## DATA SEGMENT
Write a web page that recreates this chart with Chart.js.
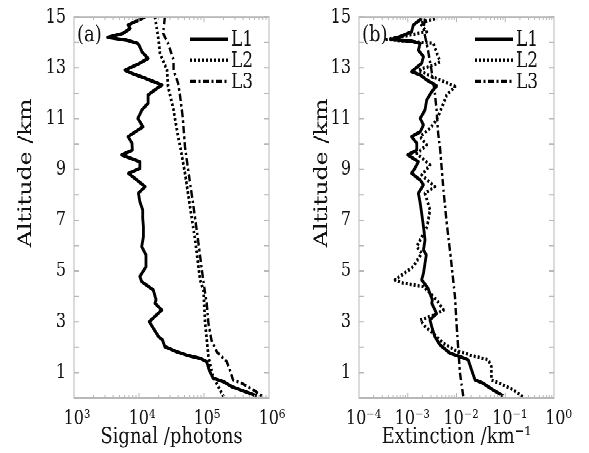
<!DOCTYPE html>
<html>
<head>
<meta charset="utf-8">
<script src="https://cdn.jsdelivr.net/npm/chart.js@4.4.1/dist/chart.umd.min.js"></script>
<style>
  html, body { margin: 0; padding: 0; background: #ffffff; }
  #page { position: relative; width: 589px; height: 453px; overflow: hidden; background: #ffffff; }
  #wrap { position: absolute; left: 0; top: 0; width: 589px; height: 362px; transform-origin: 0 0; }
  canvas { position: absolute; top: 0; }
</style>
</head>
<body>
<div id="page">
  <div id="wrap">
    <canvas id="ca" width="285" height="362" style="left:0px"></canvas>
    <canvas id="cb" width="304" height="362" style="left:285px"></canvas>
  </div>
</div>
<script>
// ---------------- data ----------------
const SERIES_LABELS = ['L1', 'L2', 'L3'];
const Y_TITLE = 'Altitude /km';
const Y_TICKS = [0,1,2,3,4,5,6,7,8,9,10,11,12,13,14,15];

// Panel (a): Signal /photons
const A_L1_ALT = [15.0,14.69,14.55,14.36,14.2,14.09,13.96,13.83,13.63,13.37,13.18,12.91,12.78,12.59,12.32,12.19,11.93,11.6,11.34,11.01,10.68,10.29,10.03,9.76,9.57,9.3,9.04,8.84,8.64,8.32,8.06,7.73,7.4,7.07,6.75,6.35,5.96,5.63,5.17,4.78,4.58,4.25,3.86,3.73,3.46,3.0,2.41,2.28,2.02,1.82,1.69,1.56,1.43,1.1,0.78,0.64,0.44,0.25,0.08];
const A_L1_VAL = [1.24e4,6.8e3,7.3e3,5.7e3,3.3e3,6.5e3,9.6e3,1.03e4,1.11e4,1.38e4,1.03e4,6.1e3,7.8e3,1.24e4,2.26e4,1.89e4,1.38e4,1.38e4,1.11e4,9.6e3,1.15e4,6.8e3,7.8e3,7.9e3,5.4e3,1.03e4,1.03e4,6.9e3,8.7e3,1.24e4,9.8e3,1.03e4,1.14e4,1.14e4,1.17e4,1.17e4,1.1e4,1.28e4,1.28e4,1.03e4,1.1e4,1.66e4,1.83e4,1.76e4,2.24e4,1.44e4,2.0e4,2.3e4,2.5e4,3.8e4,5.4e4,8.7e4,1.1e5,1.2e5,1.38e5,2.0e5,2.7e5,4.3e5,6.5e5];
const A_L2_ALT = [15.0,14.09,13.57,12.91,12.26,11.34,10.29,9.9,8.85,7.53,6.22,4.65,4.25,2.94,1.63,0.84,0.05];
const A_L2_VAL = [1.76e4,2.0e4,2.1e4,2.7e4,2.8e4,3.4e4,4.0e4,4.3e4,5.1e4,6.1e4,7.3e4,8.7e4,9.8e4,1.04e5,1.17e5,1.38e5,2.0e5];
const A_L3_ALT = [15.0,14.36,13.96,13.31,12.91,12.39,11.86,11.07,9.89,8.85,7.53,6.22,4.65,3.73,2.94,2.28,1.82,1.43,1.1,0.71,0.58,0.31,0.05];
const A_L3_VAL = [2.5e4,2.35e4,2.8e4,3.4e4,3.4e4,4.0e4,4.3e4,4.7e4,5.1e4,5.8e4,6.9e4,8.1e4,9.7e4,1.1e5,1.17e5,1.3e5,1.57e5,2.24e5,2.5e5,2.8e5,3.8e5,5.8e5,8.1e5];
const A_X_TICKS = [1e3, 1e4, 1e5, 1e6];

// Panel (b): Extinction /km^-1
const B_L1_ALT = [14.94,14.69,14.42,14.2,14.12,14.05,13.96,13.7,13.44,13.18,12.85,12.72,12.52,12.28,12.06,11.73,11.34,11.01,10.75,10.48,10.29,10.03,9.76,9.57,9.3,9.04,8.85,8.58,8.39,8.06,7.67,7.27,6.75,6.22,5.83,5.63,4.91,4.65,4.32,3.86,3.73,3.33,3.07,2.81,2.41,2.09,1.76,1.63,1.5,1.1,0.71,0.58,0.31,0.08];
const B_L1_VAL = [1.93e-3,1.3e-3,1.2e-3,6.5e-4,4.4e-4,1.2e-3,1.8e-3,1.65e-3,2.1e-3,1.93e-3,1.2e-3,1.8e-3,2.45e-3,3.9e-3,3.1e-3,2.45e-3,2.26e-3,1.8e-3,2.1e-3,1.8e-3,1.2e-3,1.53e-3,1.53e-3,1.0e-3,1.65e-3,1.4e-3,1.2e-3,1.8e-3,2.1e-3,1.65e-3,1.8e-3,1.93e-3,2.1e-3,2.26e-3,2.1e-3,2.4e-3,2.1e-3,1.93e-3,2.6e-3,3.2e-3,3.1e-3,3.9e-3,2.86e-3,3.1e-3,3.6e-3,4.6e-3,7.4e-3,1.18e-2,1.74e-2,2.04e-2,2.4e-2,3.5e-2,5.7e-2,9.1e-2];
const B_L2_ALT = [14.94,14.75,14.42,14.12,13.96,13.24,13.11,12.91,12.72,12.52,12.26,11.93,11.6,10.94,10.62,10.29,9.96,9.63,9.17,8.78,8.32,8.06,7.4,6.75,5.96,5.7,5.17,4.65,4.54,4.38,4.12,3.86,3.46,3.27,3.07,2.81,2.41,2.15,1.89,1.69,1.5,1.23,0.71,0.51,0.31,0.03];
const B_L2_VAL = [3.6e-3,1.8e-3,2.45e-3,3.7e-4,3.35e-3,4.6e-3,3.35e-3,1.65e-3,2.6e-3,4.6e-3,9.3e-3,6.3e-3,5.4e-3,3.9e-3,2.86e-3,1.8e-3,2.45e-3,1.53e-3,2.86e-3,1.93e-3,3.6e-3,2.26e-3,2.86e-3,2.5e-3,1.53e-3,1.93e-3,1.3e-3,5.5e-4,7.5e-4,2.1e-3,2.86e-3,3.9e-3,5.4e-3,3.6e-3,1.8e-3,2.26e-3,3.9e-3,5.4e-3,9.3e-3,1.9e-2,4.5e-2,5.2e-2,5.2e-2,9.1e-2,0.148,0.234];
const B_L3_ALT = [14.94,14.55,13.7,12.85,12.0,11.34,10.42,9.83,8.19,6.88,5.56,3.99,2.94,1.89,0.97,0.05];
const B_L3_VAL = [2.26e-3,2.1e-3,2.6e-3,3.1e-3,3.6e-3,3.9e-3,4.2e-3,4.6e-3,5.4e-3,6.3e-3,7.6e-3,9.3e-3,1.0e-2,1.09e-2,1.18e-2,1.38e-2];
const B_X_TICKS = [1e-4, 1e-3, 1e-2, 1e-1, 1e0];

// ---------------- styling ----------------
const STRETCH = 453 / 362;
document.getElementById('wrap').style.transform = 'scaleY(' + STRETCH + ')';
const FONT = 'DejaVu Serif';
const FRAME = '#b8b8b8';
const INK = '#111111';
const STYLES = [
  { borderDash: [], borderWidth: 2.8 },
  { borderDash: [2, 2], borderWidth: 2.7 },
  { borderDash: [6, 2.5, 2, 2.5], borderWidth: 2.4 }
];

const SUP = {'-':'\u207B','0':'\u2070','1':'\u00B9','2':'\u00B2','3':'\u00B3','4':'\u2074','5':'\u2075','6':'\u2076','7':'\u2077','8':'\u2078','9':'\u2079'};
function powLabel(v) {
  const e = Math.round(Math.log10(v));
  return '10' + String(e).split('').map(c => SUP[c]).join('');
}
function pts(alts, vals) { return alts.map((a, i) => ({ x: vals[i], y: a })); }

const framePlugin = {
  id: 'frame',
  afterDatasetsDraw(chart) {
    const { ctx, chartArea: a, scales: { x, y } } = chart;
    ctx.save();
    ctx.strokeStyle = FRAME;
    ctx.lineWidth = 1;
    ctx.strokeRect(a.left, a.top, a.right - a.left, a.bottom - a.top);
    ctx.beginPath();
    Y_TICKS.forEach(v => {
      const py = y.getPixelForValue(v);
      ctx.moveTo(a.left, py); ctx.lineTo(a.left + 5, py);
      ctx.moveTo(a.right, py); ctx.lineTo(a.right - 5, py);
    });
    const e0 = Math.round(Math.log10(x.min)), e1 = Math.round(Math.log10(x.max));
    for (let e = e0; e <= e1; e++) {
      for (let k = 1; k <= 9; k++) {
        const v = k * Math.pow(10, e);
        if (v > x.max * 1.0001) break;
        const px = x.getPixelForValue(v);
        const len = k === 1 ? 4 : 2.4;
        ctx.moveTo(px, a.bottom); ctx.lineTo(px, a.bottom - len);
        ctx.moveTo(px, a.top); ctx.lineTo(px, a.top + len);
      }
    }
    ctx.stroke();
    ctx.restore();
  },
  afterDraw(chart) {
    const { ctx, chartArea: a } = chart;
    const opts = chart.options.plugins.frame;
    ctx.save();
    ctx.fillStyle = INK;
    // y-axis title
    ctx.save();
    ctx.translate(opts.titleX, 173 / STRETCH);
    ctx.rotate(-Math.PI / 2);
    ctx.textAlign = 'center';
    ctx.textBaseline = 'middle';
    ctx.font = '19px "' + FONT + '"';
    ctx.fillText(Y_TITLE, 0, 0);
    ctx.restore();
    // panel label
    ctx.font = '18px "' + FONT + '"';
    ctx.textBaseline = 'middle';
    ctx.textAlign = 'left';
    ctx.fillText(opts.panel, a.left + 3, a.top + 14.5);
    // legend
    chart.data.datasets.forEach((ds, i) => {
      const yy = a.top + 17.5 + i * 17;
      ctx.beginPath();
      ctx.setLineDash(ds.borderDash || []);
      ctx.lineWidth = ds.borderWidth;
      ctx.strokeStyle = ds.borderColor;
      ctx.moveTo(a.right - 79, yy);
      ctx.lineTo(a.right - 41, yy);
      ctx.stroke();
      ctx.setLineDash([]);
      ctx.font = '17px "' + FONT + '"';
      ctx.fillText(ds.label, a.right - 38, yy + 1);
    });
    ctx.restore();
  }
};

function makeChart(id, panel, series, xMin, xMax, xTicks, xTitle, padRight, labelOffset, titleX) {
  const datasets = series.map((s, i) => ({
    label: SERIES_LABELS[i],
    data: pts(s[0], s[1]),
    showLine: true,
    pointRadius: 0,
    borderColor: '#000000',
    borderWidth: STYLES[i].borderWidth,
    borderDash: STYLES[i].borderDash,
    borderCapStyle: 'butt',
    borderJoinStyle: 'round',
    tension: 0,
    fill: false
  }));
  return new Chart(document.getElementById(id), {
    type: 'scatter',
    data: { datasets },
    options: {
      responsive: false,
      animation: false,
      devicePixelRatio: 2,
      layout: { padding: { left: 0, right: padRight, top: 13.6, bottom: 0 } },
      plugins: { legend: { display: false }, tooltip: { enabled: false }, frame: { panel, titleX } },
      scales: {
        x: {
          type: 'logarithmic',
          min: xMin, max: xMax,
          afterBuildTicks(s) { s.ticks = xTicks.map(v => ({ value: v })); },
          afterFit(s) { s.height = 44; s.paddingLeft = 0; s.paddingRight = 0; },
          grid: { display: false, drawTicks: false },
          border: { display: false },
          ticks: {
            autoSkip: false, maxRotation: 0, minRotation: 0, padding: 7,
            labelOffset: labelOffset,
            color: INK, font: { family: FONT, size: 16 },
            callback: (v) => powLabel(v)
          },
          title: { display: true, text: xTitle, color: INK, font: { family: FONT, size: 18 }, padding: { top: 0, bottom: 2 } }
        },
        y: {
          type: 'linear',
          min: 0, max: 15,
          afterBuildTicks(s) { s.ticks = Y_TICKS.map(v => ({ value: v })); },
          afterFit(s) { s.width = 74; s.paddingTop = 0; s.paddingBottom = 0; },
          grid: { display: false, drawTicks: false },
          border: { display: false },
          ticks: {
            autoSkip: false, padding: 8,
            color: INK, font: { family: FONT, size: 16 },
            callback: (v) => (v % 2 === 1 ? String(v) : '')
          },
          title: { display: false }
        }
      }
    },
    plugins: [framePlugin]
  });
}

makeChart('ca', '(a)', [[A_L1_ALT, A_L1_VAL], [A_L2_ALT, A_L2_VAL], [A_L3_ALT, A_L3_VAL]],
  1e3, 1e6, A_X_TICKS, 'Signal /photons', 16, 3, 26);
makeChart('cb', '(b)', [[B_L1_ALT, B_L1_VAL], [B_L2_ALT, B_L2_VAL], [B_L3_ALT, B_L3_VAL]],
  1e-4, 1e0, B_X_TICKS, 'Extinction /km\u207B\u00B9', 35, 4.5, 37);
</script>
</body>
</html>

## JOB
Copy and report every line where the word "page" is present.

## FINISHED EXERCISE
Write a web page that recreates this chart with Chart.js.
  #page { position: relative; width: 589px; height: 453px; overflow: hidden; background: #ffffff; }
<div id="page">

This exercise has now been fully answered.